-- START OF Records for processing --

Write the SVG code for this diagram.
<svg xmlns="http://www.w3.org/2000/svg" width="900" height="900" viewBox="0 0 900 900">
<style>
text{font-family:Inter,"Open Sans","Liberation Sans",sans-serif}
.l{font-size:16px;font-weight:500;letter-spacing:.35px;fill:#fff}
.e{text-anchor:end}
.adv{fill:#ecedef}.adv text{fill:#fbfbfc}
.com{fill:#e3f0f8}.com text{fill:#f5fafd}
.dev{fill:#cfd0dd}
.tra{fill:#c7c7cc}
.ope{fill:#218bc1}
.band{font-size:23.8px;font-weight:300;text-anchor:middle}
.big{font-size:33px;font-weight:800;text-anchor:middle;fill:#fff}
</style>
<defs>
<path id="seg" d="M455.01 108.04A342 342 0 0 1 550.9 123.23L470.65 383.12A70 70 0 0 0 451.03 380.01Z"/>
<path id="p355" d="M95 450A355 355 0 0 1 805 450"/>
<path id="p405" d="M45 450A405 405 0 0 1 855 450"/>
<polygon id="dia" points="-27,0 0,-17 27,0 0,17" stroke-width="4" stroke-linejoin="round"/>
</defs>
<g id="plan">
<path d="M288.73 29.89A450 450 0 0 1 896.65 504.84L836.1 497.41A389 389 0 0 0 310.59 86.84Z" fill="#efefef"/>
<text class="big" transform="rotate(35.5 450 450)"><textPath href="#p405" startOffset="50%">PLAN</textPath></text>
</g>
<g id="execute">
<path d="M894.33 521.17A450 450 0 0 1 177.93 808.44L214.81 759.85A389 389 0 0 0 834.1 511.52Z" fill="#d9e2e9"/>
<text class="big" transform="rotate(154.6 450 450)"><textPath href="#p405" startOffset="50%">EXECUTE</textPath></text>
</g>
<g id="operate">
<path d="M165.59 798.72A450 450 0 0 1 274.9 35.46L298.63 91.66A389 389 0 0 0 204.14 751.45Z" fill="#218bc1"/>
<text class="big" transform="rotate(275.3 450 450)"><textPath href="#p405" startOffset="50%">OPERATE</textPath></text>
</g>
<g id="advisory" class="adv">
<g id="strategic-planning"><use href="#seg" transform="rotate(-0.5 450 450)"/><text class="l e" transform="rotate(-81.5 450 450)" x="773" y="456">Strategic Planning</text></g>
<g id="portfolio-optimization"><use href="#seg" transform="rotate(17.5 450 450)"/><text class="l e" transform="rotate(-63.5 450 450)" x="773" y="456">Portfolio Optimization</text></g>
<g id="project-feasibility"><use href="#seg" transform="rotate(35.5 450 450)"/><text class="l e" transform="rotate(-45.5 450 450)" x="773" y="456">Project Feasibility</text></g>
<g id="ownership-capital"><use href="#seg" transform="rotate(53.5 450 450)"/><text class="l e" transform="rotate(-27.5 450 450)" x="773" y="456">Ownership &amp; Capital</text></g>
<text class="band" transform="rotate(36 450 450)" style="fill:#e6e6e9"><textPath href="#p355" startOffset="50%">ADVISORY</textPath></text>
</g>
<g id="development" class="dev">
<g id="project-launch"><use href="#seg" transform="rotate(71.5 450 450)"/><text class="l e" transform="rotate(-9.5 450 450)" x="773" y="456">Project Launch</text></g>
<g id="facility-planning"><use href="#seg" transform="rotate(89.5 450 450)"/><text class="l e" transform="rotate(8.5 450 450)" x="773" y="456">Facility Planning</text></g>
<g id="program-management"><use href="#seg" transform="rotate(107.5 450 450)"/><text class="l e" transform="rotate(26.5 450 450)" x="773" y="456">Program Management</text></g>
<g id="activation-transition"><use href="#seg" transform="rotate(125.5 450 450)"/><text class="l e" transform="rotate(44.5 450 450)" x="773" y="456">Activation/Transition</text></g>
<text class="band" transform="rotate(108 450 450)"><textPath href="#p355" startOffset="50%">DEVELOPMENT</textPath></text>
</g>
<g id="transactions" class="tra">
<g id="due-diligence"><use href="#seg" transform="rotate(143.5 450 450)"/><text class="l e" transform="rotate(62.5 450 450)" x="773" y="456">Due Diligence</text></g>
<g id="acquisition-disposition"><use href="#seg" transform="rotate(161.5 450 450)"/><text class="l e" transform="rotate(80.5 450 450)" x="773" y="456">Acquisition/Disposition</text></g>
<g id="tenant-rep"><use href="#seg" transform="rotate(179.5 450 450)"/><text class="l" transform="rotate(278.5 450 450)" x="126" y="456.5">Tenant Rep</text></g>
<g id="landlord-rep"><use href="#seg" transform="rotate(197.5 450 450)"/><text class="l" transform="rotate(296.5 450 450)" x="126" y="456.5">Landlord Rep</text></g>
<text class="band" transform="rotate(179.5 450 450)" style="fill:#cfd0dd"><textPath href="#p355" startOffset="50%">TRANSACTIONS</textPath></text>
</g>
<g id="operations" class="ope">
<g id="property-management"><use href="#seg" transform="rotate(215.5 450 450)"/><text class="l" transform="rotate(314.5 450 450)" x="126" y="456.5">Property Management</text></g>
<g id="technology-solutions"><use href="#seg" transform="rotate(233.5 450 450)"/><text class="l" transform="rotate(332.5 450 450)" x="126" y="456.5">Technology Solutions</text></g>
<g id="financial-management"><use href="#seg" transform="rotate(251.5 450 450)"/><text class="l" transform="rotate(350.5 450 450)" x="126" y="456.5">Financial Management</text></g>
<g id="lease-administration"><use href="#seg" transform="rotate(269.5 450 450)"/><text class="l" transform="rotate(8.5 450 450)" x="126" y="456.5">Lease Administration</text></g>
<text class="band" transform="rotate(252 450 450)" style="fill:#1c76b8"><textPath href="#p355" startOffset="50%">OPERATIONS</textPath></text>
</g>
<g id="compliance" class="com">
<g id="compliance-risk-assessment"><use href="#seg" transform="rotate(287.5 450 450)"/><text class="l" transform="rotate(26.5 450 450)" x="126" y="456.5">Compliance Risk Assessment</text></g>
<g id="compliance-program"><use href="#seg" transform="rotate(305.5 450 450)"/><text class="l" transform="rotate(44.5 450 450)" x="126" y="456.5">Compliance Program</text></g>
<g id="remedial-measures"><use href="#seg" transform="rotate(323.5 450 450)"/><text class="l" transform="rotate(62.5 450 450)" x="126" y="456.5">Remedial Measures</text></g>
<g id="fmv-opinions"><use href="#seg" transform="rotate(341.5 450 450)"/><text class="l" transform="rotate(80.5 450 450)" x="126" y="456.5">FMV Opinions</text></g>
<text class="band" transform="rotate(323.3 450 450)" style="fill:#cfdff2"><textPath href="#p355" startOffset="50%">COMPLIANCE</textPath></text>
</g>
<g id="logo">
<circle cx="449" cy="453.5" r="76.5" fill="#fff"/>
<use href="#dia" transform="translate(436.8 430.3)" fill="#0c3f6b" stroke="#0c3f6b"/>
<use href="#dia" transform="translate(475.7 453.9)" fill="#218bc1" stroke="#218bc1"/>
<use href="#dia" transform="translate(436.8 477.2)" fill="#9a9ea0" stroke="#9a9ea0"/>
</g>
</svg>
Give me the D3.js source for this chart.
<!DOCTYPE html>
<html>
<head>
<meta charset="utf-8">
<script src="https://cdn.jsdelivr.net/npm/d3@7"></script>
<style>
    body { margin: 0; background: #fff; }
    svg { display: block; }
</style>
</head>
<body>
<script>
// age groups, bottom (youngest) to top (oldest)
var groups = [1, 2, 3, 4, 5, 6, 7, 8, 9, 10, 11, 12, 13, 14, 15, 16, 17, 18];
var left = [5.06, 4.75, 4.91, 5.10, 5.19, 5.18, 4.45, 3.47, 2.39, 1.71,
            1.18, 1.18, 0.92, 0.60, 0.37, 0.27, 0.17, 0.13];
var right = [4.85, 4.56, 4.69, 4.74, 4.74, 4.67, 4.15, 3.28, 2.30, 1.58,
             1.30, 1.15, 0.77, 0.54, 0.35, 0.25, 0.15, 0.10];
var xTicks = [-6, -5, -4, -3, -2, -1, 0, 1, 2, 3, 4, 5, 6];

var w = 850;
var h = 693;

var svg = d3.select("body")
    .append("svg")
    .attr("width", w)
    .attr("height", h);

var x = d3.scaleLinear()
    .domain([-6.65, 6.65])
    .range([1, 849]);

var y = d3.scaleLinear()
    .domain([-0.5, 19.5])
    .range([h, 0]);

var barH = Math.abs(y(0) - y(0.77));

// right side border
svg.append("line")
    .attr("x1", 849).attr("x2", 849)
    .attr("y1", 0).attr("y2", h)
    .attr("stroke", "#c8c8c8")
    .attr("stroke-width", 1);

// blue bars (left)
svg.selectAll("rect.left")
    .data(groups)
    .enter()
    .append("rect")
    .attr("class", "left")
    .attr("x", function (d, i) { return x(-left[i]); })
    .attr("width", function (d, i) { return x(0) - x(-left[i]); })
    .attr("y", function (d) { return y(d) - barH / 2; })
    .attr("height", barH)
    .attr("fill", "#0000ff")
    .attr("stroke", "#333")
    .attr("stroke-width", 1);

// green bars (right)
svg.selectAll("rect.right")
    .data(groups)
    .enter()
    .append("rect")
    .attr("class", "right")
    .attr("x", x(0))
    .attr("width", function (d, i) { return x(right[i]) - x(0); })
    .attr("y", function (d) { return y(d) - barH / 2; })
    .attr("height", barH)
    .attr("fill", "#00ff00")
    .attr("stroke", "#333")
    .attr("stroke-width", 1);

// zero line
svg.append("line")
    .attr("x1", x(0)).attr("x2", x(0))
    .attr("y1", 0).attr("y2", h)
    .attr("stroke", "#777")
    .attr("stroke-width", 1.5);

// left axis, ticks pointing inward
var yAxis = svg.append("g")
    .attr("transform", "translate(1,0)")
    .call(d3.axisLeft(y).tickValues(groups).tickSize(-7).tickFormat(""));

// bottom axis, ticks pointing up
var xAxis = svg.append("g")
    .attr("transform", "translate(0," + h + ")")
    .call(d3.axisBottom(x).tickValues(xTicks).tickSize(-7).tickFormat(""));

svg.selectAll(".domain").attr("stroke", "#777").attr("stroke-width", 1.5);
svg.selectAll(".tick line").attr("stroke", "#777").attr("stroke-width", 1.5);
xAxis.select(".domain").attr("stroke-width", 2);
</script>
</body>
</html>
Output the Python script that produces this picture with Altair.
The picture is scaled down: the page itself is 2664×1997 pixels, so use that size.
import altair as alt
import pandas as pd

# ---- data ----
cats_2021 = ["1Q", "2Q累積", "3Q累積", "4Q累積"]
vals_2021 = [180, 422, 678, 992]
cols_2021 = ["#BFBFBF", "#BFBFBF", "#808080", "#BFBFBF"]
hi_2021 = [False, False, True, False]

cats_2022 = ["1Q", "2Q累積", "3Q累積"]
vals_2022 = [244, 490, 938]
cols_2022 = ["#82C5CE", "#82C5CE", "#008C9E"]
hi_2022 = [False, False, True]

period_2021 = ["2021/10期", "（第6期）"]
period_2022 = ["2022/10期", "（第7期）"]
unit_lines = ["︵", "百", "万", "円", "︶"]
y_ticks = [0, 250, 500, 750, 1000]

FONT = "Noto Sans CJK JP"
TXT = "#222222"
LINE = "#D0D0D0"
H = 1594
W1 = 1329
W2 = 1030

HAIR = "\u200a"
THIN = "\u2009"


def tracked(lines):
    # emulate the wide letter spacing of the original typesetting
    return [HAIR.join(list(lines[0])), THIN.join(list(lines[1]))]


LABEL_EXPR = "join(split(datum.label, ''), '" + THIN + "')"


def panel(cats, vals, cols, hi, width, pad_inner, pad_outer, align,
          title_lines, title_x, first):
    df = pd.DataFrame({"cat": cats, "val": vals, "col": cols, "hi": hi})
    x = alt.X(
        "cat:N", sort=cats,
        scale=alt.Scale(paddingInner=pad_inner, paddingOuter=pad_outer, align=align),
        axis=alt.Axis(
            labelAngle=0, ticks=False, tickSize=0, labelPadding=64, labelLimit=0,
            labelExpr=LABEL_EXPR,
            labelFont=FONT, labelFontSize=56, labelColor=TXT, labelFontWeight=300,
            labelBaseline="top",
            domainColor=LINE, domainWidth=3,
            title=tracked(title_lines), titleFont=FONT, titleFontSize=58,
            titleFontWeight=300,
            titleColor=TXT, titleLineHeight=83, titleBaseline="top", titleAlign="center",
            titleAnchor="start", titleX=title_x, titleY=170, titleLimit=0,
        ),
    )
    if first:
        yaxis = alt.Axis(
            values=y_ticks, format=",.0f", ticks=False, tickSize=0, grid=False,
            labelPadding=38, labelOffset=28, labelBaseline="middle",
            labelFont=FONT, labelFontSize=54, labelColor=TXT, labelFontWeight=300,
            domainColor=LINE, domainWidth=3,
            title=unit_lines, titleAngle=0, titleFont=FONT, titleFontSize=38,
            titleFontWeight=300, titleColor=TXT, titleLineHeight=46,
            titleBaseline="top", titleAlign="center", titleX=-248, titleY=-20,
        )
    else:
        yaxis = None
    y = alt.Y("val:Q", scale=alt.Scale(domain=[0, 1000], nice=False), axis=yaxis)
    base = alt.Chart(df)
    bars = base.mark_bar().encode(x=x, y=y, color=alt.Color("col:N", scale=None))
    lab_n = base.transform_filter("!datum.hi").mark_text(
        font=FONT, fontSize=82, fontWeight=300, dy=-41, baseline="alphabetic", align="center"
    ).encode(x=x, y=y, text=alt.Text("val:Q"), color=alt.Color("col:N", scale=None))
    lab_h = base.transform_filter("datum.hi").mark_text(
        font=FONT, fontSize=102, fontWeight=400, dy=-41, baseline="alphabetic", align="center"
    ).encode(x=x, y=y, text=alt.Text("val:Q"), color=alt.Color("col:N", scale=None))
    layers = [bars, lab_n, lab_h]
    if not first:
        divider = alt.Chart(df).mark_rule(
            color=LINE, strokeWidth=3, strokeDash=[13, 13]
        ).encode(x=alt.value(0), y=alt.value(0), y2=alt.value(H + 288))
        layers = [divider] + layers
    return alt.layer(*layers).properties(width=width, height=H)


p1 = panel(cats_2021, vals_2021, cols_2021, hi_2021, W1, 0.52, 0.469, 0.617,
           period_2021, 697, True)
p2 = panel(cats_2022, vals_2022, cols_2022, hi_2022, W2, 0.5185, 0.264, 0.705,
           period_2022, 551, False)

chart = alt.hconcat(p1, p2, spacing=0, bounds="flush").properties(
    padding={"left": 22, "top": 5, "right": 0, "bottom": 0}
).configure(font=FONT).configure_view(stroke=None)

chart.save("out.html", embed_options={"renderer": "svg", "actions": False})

-- END OF Records for processing --

Above are the records. Print exactly, and only, the lines from the line with "Give me the D3.js source for this chart." to the line with "var h = 693;", both inclusive.

Give me the D3.js source for this chart.
<!DOCTYPE html>
<html>
<head>
<meta charset="utf-8">
<script src="https://cdn.jsdelivr.net/npm/d3@7"></script>
<style>
    body { margin: 0; background: #fff; }
    svg { display: block; }
</style>
</head>
<body>
<script>
// age groups, bottom (youngest) to top (oldest)
var groups = [1, 2, 3, 4, 5, 6, 7, 8, 9, 10, 11, 12, 13, 14, 15, 16, 17, 18];
var left = [5.06, 4.75, 4.91, 5.10, 5.19, 5.18, 4.45, 3.47, 2.39, 1.71,
            1.18, 1.18, 0.92, 0.60, 0.37, 0.27, 0.17, 0.13];
var right = [4.85, 4.56, 4.69, 4.74, 4.74, 4.67, 4.15, 3.28, 2.30, 1.58,
             1.30, 1.15, 0.77, 0.54, 0.35, 0.25, 0.15, 0.10];
var xTicks = [-6, -5, -4, -3, -2, -1, 0, 1, 2, 3, 4, 5, 6];

var w = 850;
var h = 693;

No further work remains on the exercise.